Kangwon Land originally shut in late February but reopened some VIP gambling facilities in May.
Plans to reopen its mass market gaming floor acme to naught and the company was soon forced to shut all operations in mid-August, for the second time.
In early May, Kangwon Land said the shutdown had already caused lost revenue equal to nearly one-fifth of its 2019 total.
The company’s second quarter earnings report showed revenue falling 91.4 per cent year-on-year, while the first half bottom line showed a net loss of US$169.9 million.
Last Friday, the company said the latest shutdown would deprive it of millions more.
Paradise Co operates four foreigner-only casinos in South Korea and was forced to close its flagship Incheon casino last week due to COVID-19 cases among its restaurant staff.

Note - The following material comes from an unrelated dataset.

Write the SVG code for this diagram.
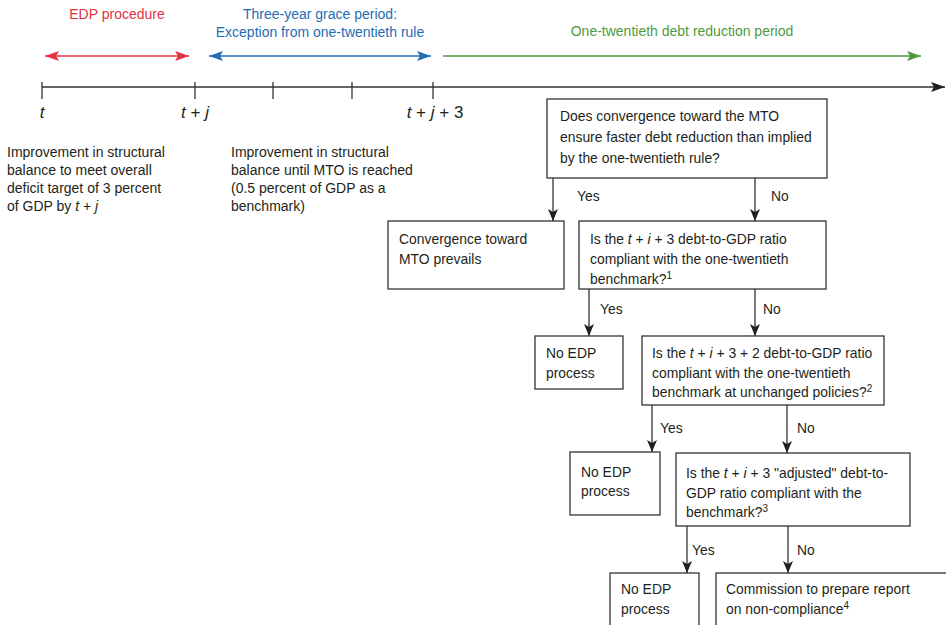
<svg xmlns="http://www.w3.org/2000/svg" width="946" height="625" viewBox="0 0 946 625">
<style>
text{font-family:"Liberation Sans",Arial,sans-serif;font-size:13.9px;fill:#231f20}
.lab{font-size:14px}
.tl{font-size:17px}
.i{font-style:italic}
.box{fill:#fff;stroke:#333;stroke-width:1.3}
.con{stroke:#333;stroke-width:1.3;fill:none;marker-end:url(#ah)}
.tick{stroke:#333;stroke-width:1.3}
.sup{font-size:10px}
</style>
<defs>
<marker id="ah" viewBox="0 0 12 10" refX="12" refY="5" markerWidth="12" markerHeight="10" markerUnits="userSpaceOnUse" orient="auto">
<path d="M0,0 L12,5 L0,10 L3,5 Z" fill="#231f20"/>
</marker>
<marker id="axh" viewBox="0 0 14 10" refX="14" refY="5" markerWidth="14" markerHeight="10" markerUnits="userSpaceOnUse" orient="auto">
<path d="M0,0 L14,5 L0,10 L3,5 Z" fill="#231f20"/>
</marker>
<marker id="rE" viewBox="0 0 14 10" refX="14" refY="5" markerWidth="14" markerHeight="10" markerUnits="userSpaceOnUse" orient="auto-start-reverse">
<path d="M0,0 L14,5 L0,10 L3,5 Z" fill="#e2323f"/>
</marker>
<marker id="bE" viewBox="0 0 14 10" refX="14" refY="5" markerWidth="14" markerHeight="10" markerUnits="userSpaceOnUse" orient="auto-start-reverse">
<path d="M0,0 L14,5 L0,10 L3,5 Z" fill="#1f6db4"/>
</marker>
<marker id="gE" viewBox="0 0 14 10" refX="14" refY="5" markerWidth="14" markerHeight="10" markerUnits="userSpaceOnUse" orient="auto">
<path d="M0,0 L14,5 L0,10 L3,5 Z" fill="#4f9a42"/>
</marker>
</defs>

<g id="periods">
<text class="lab" x="117" y="19" text-anchor="middle" style="fill:#e2323f">EDP procedure</text>
<text class="lab" x="320" y="19" text-anchor="middle" style="fill:#1f6db4">Three-year grace period:</text>
<text class="lab" x="320" y="37" text-anchor="middle" style="fill:#1f6db4">Exception from one-twentieth rule</text>
<text class="lab" x="682" y="36" text-anchor="middle" style="fill:#4f9a42">One-twentieth debt reduction period</text>
<line x1="45" y1="56" x2="189" y2="56" stroke="#e2323f" stroke-width="1.3" marker-start="url(#rE)" marker-end="url(#rE)"/>
<line x1="209" y1="56" x2="431" y2="56" stroke="#1f6db4" stroke-width="1.3" marker-start="url(#bE)" marker-end="url(#bE)"/>
<line x1="443" y1="56" x2="921" y2="56" stroke="#4f9a42" stroke-width="1.3" marker-end="url(#gE)"/>
</g>

<g id="timeline">
<line x1="42" y1="87" x2="945" y2="87" stroke="#333" stroke-width="1.3" marker-end="url(#axh)"/>
<line class="tick" x1="42" y1="82" x2="42" y2="99"/>
<line class="tick" x1="195" y1="82" x2="195" y2="99"/>
<line class="tick" x1="273" y1="82" x2="273" y2="99"/>
<line class="tick" x1="352" y1="82" x2="352" y2="99"/>
<line class="tick" x1="433" y1="82" x2="433" y2="99"/>
<text class="tl i" x="42" y="118" text-anchor="middle">t</text>
<text class="tl" x="195" y="118" text-anchor="middle"><tspan class="i">t</tspan> + <tspan class="i">j</tspan></text>
<text class="tl" x="435" y="118" text-anchor="middle"><tspan class="i">t</tspan> + <tspan class="i">j</tspan> + 3</text>
</g>

<g id="desc-edp">
<text class="lab" x="7" y="157">Improvement in structural</text>
<text class="lab" x="7" y="175">balance to meet overall</text>
<text class="lab" x="7" y="193">deficit target of 3 percent</text>
<text class="lab" x="7" y="211">of GDP by <tspan class="i">t</tspan> + <tspan class="i">j</tspan></text>
</g>

<g id="desc-grace">
<text class="lab" x="231" y="157">Improvement in structural</text>
<text class="lab" x="231" y="175">balance until MTO is reached</text>
<text class="lab" x="231" y="193">(0.5 percent of GDP as a</text>
<text class="lab" x="231" y="211">benchmark)</text>
</g>

<g id="q1">
<rect class="box" x="547" y="99" width="280" height="79"/>
<text x="560" y="121">Does convergence toward the MTO</text>
<text x="560" y="142">ensure faster debt reduction than implied</text>
<text x="560" y="163">by the one-twentieth rule?</text>
</g>

<g id="mto-prevails">
<rect class="box" x="388" y="221" width="176" height="68"/>
<text x="399" y="244">Convergence toward</text>
<text x="399" y="264">MTO prevails</text>
</g>

<g id="q2">
<rect class="box" x="579" y="221" width="247" height="68"/>
<text x="590" y="244">Is the <tspan class="i">t</tspan> + <tspan class="i">i</tspan> + 3 debt-to-GDP ratio</text>
<text x="590" y="264">compliant with the one-twentieth</text>
<text x="590" y="284">benchmark?<tspan class="sup" dy="-5">1</tspan></text>
</g>

<g id="no-edp-1">
<rect class="box" x="535" y="336" width="88" height="53"/>
<text x="546" y="358">No EDP</text>
<text x="546" y="378">process</text>
</g>

<g id="q3">
<rect class="box" x="642" y="336" width="242" height="69"/>
<text x="652" y="358">Is the <tspan class="i">t</tspan> + <tspan class="i">i</tspan> + 3 + 2 debt-to-GDP ratio</text>
<text x="652" y="378">compliant with the one-twentieth</text>
<text x="652" y="397">benchmark at unchanged policies?<tspan class="sup" dy="-5">2</tspan></text>
</g>

<g id="no-edp-2">
<rect class="box" x="570" y="452" width="90" height="63"/>
<text x="581" y="477">No EDP</text>
<text x="581" y="496">process</text>
</g>

<g id="q4">
<rect class="box" x="676" y="453" width="234" height="73"/>
<text x="686" y="478">Is the <tspan class="i">t</tspan> + <tspan class="i">i</tspan> + 3 "adjusted" debt-to-</text>
<text x="686" y="498">GDP ratio compliant with the</text>
<text x="686" y="517">benchmark?<tspan class="sup" dy="-5">3</tspan></text>
</g>

<g id="no-edp-3">
<rect class="box" x="610" y="573" width="89" height="60"/>
<text x="621" y="594">No EDP</text>
<text x="621" y="614">process</text>
</g>

<g id="commission">
<rect class="box" x="716" y="573" width="240" height="60"/>
<text x="726" y="594">Commission to prepare report</text>
<text x="726" y="614">on non-compliance<tspan class="sup" dy="-5">4</tspan></text>
</g>

<g id="connectors">
<line class="con" x1="553" y1="178" x2="553" y2="221"/>
<line class="con" x1="755" y1="178" x2="755" y2="221"/>
<line class="con" x1="589" y1="289" x2="589" y2="336"/>
<line class="con" x1="755" y1="289" x2="755" y2="336"/>
<line class="con" x1="652" y1="405" x2="652" y2="452"/>
<line class="con" x1="787" y1="405" x2="787" y2="453"/>
<line class="con" x1="687" y1="526" x2="687" y2="573"/>
<line class="con" x1="788" y1="526" x2="788" y2="573"/>
<text x="577" y="201">Yes</text>
<text x="771" y="201">No</text>
<text x="600" y="314">Yes</text>
<text x="763" y="314">No</text>
<text x="660" y="433">Yes</text>
<text x="797" y="433">No</text>
<text x="692" y="555">Yes</text>
<text x="797" y="555">No</text>
</g>
</svg>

Prior to these hiccups, Paradise appeared to be weathering the pandemic better than some of its rivals.
The company reported a flat July 2020 revenue figure and year to date revenue is down 51.4 per cent.
Keeping revenue flat on a sequential basis looks good compared to one of its rivals, Grand Korea Leisure, which reported that its three foreigner-only casinos netted a 11 per cent drop in August, compared to July.
Last Monday, South Korea reported 119 cases, extending a streak of daily triple-digit gains since August 14, although the figure has failed to top 200 for five consecutive days.
The capital city Seoul imposed new restrictions Monday, including banning eating and drinking at food trucks and street stalls, as well as ordering bakeries and ice cream shops to close.
Easing of finance requirements for Vietnam casino developments
Amendments are coming the casino investment requirements in Vietnam.
Asgam reported in August the Vietnamese Ministry of Finance released a report recommending the amendment of certain provisions governing the nation’s casinos.
The amendments aim to ease the burden on operators and investors amid substantial losses within the sector, including removing a requirement for casino and integrated resort investors to pay at least 50 per cent of total investment capital for a project before it can be granted its licence.
According to the Ministry, such a requirement is not feasible for projects being developed in regions lacking infrastructure, where the investor may also need to inject funding into infrastructure improvements.
Local media reports the Ministry will ease restrictions on advertising as well.
Operators are currently only allowed to advertise their business at casino entry points, but this will be expanded to allow for advertising anywhere within the region where the project is located to allow greater opportunity to introduce the business to international travellers.
The minimum US$2 billion investment requirement will remain in place.
The easing of some provisions supports information contained in the Ministry’s report, which shows the Corona Resort and Casino in Phu Quoc, the first of two casinos granted permission to allow local gambling under a three year pilot program, suffered a US$108.8 million loss in 2019.
Corona opened in January 2019 and attracted 105,000 casino visitors throughout the year, of which 474,00 or 45 per cent were Vietnamese.
The resort generated revenue US$61.6 million, including US$59.4 million from its casino.
Vietnam’s second casino granted permission to welcome locals, located in the rural district of Van Don has yet to open.
The Ministry of Finance said casino revenues across Vietnam’s eight licensed casinos reached US$107.5 million in 2019, more than double that of 2017.